[PATCH v1 0/4] [RFC] Implement Trampoline File Descriptor
Andy Lutomirski
luto at kernel.org
Wed Jul 29 05:16:45 UTC 2020
On Tue, Jul 28, 2020 at 10:40 AM Madhavan T. Venkataraman
<madvenka at linux.microsoft.com> wrote:
>
>
>
> On 7/28/20 12:16 PM, Andy Lutomirski wrote:
>
> On Tue, Jul 28, 2020 at 9:32 AM Madhavan T. Venkataraman
> <madvenka at linux.microsoft.com> wrote:
>
> Thanks. See inline..
>
> On 7/28/20 10:13 AM, David Laight wrote:
>
> From: madvenka at linux.microsoft.com
>
> Sent: 28 July 2020 14:11
>
> ...
>
> The kernel creates the trampoline mapping without any permissions. When
> the trampoline is executed by user code, a page fault happens and the
> kernel gets control. The kernel recognizes that this is a trampoline
> invocation. It sets up the user registers based on the specified
> register context, and/or pushes values on the user stack based on the
> specified stack context, and sets the user PC to the requested target
> PC. When the kernel returns, execution continues at the target PC.

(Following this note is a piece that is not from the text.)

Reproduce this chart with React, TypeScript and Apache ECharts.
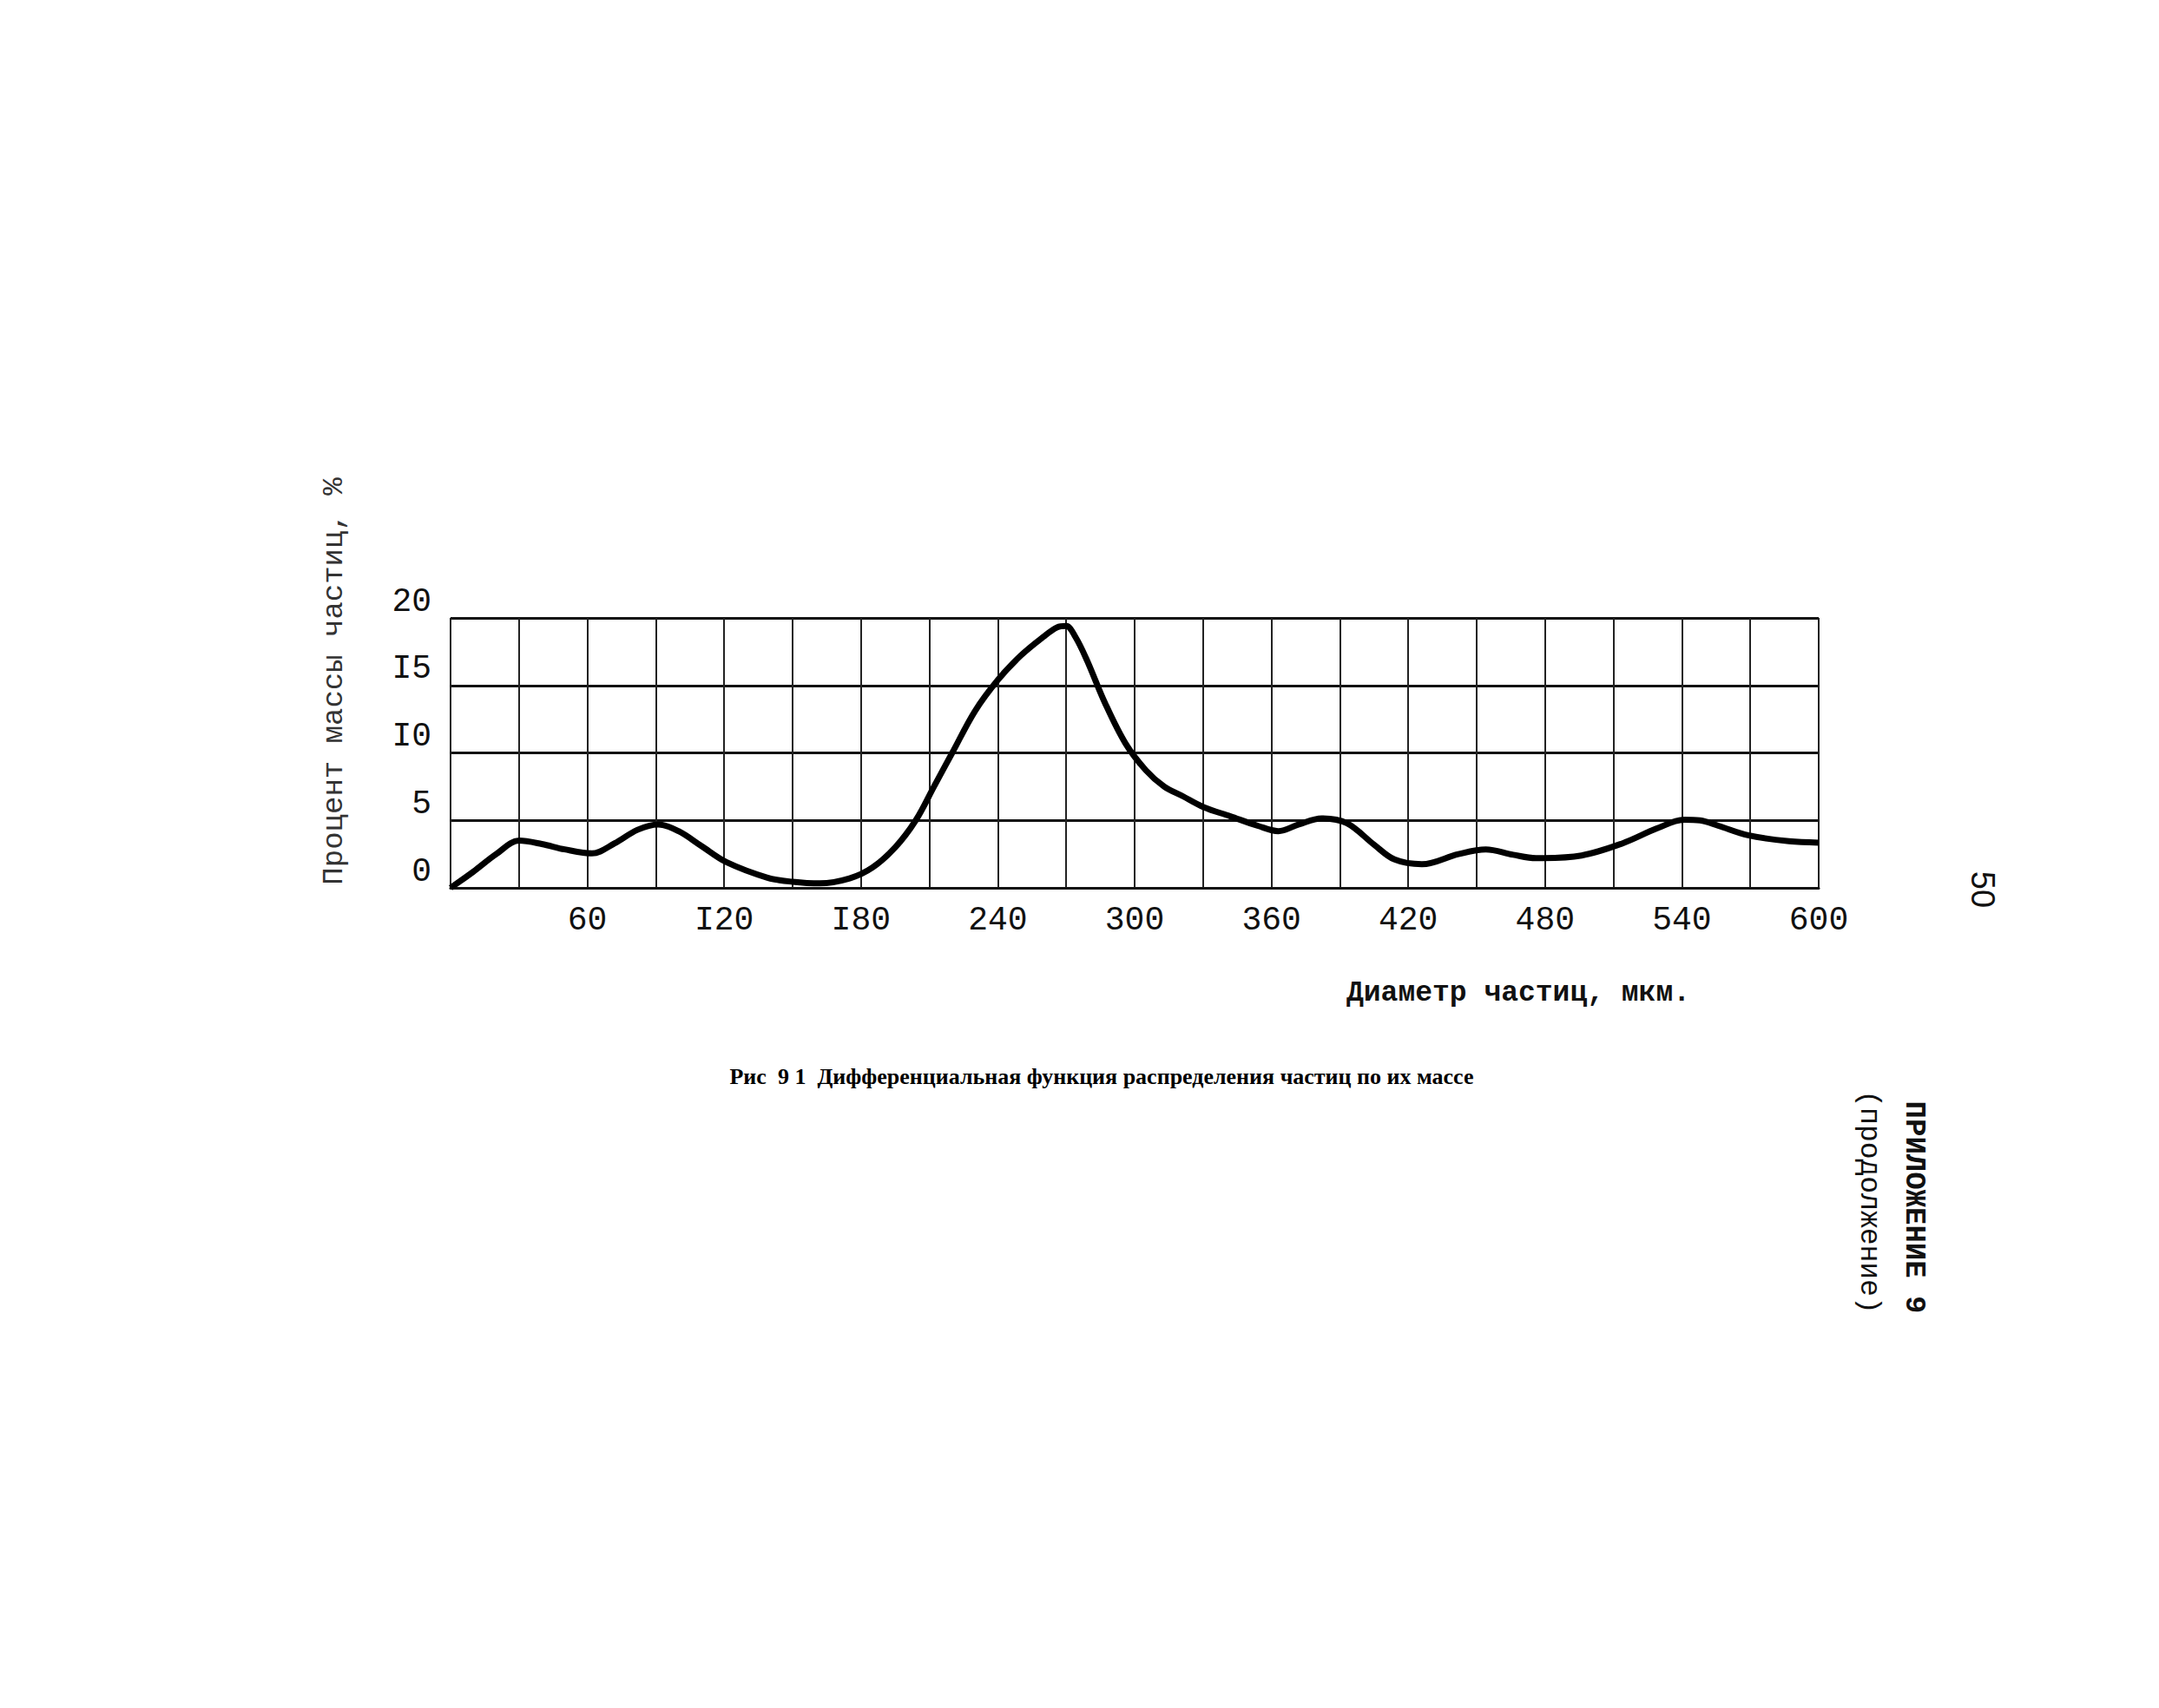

> So, the kernel does the work of the trampoline on behalf of the
> application.
>
> Isn't the performance of this going to be horrid?
>
> It takes about the same amount of time as getpid(). So, it is
> one quick trip into the kernel. I expect that applications will
> typically not care about this extra overhead as long as
> they are able to run.
>
> What did you test this on? A page fault on any modern x86_64 system
> is much, much, much, much slower than a syscall.
>
>
> I tested it in on a KVM guest running Ubuntu. So, when you say
> that a page fault is much slower, do you mean a regular page
> fault that is handled through the VM layer? Here is the relevant code
> in do_user_addr_fault():
I mean that x86 CPUs have reasonably SYSCALL and SYSRET instructions
(the former is used for 64-bit system calls on Linux and the latter is
mostly used to return from system calls), but hardware page fault
delivery and IRET (used to return from page faults) are very slow.